Sam is lost and is unsure about what is real or not but has a few moments of clarity to realise that he just where he is and that he has to just ‘make the best of it’ it’s all he can do.

As policing styles constantly clash, the hunt for a serial killer becomes a personal mission when Sam suspects his girlfriend (in present day) has been kidnapped by the very man he’s tracking down in the 70s (bear with us).

He then discovers a connection between a murder in 1973 and the 2006 kidnapping case he was working on, and solving this case could be the key to getting home.
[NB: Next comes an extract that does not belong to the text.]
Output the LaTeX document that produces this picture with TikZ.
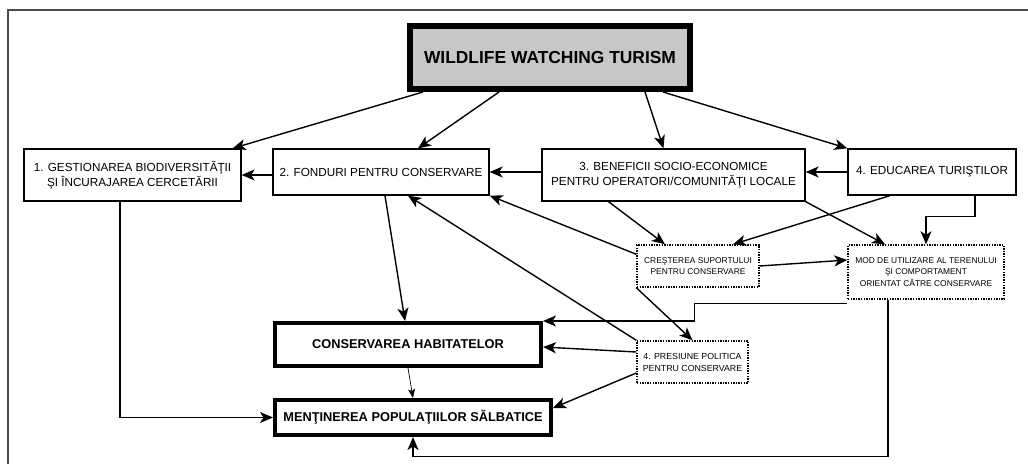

If you enjoy the series as much as us, you’ll be pleased to know that the Life on Mars creator has confirmed a third and final series is in the works and will be set in Manchester and London in the 70s, 80s and “an alternate present”.

Co-creator Matthew Graham previously posted on 1 April: “We would never make another Mars unless we really had something to say and could push the envelope all over again. Finally, we have something.”

Because The Radio Times were amongst the few suggesting that the news was an April fools. Graham addressed the rumour: “Can I say again to all including Radio Times who are suggesting that a final instalment of #LifeOnMars was an April Fool. 1 – you don’t play an April Fool after midday. 2 – I hate April Fool’s jokes. It’s for real.”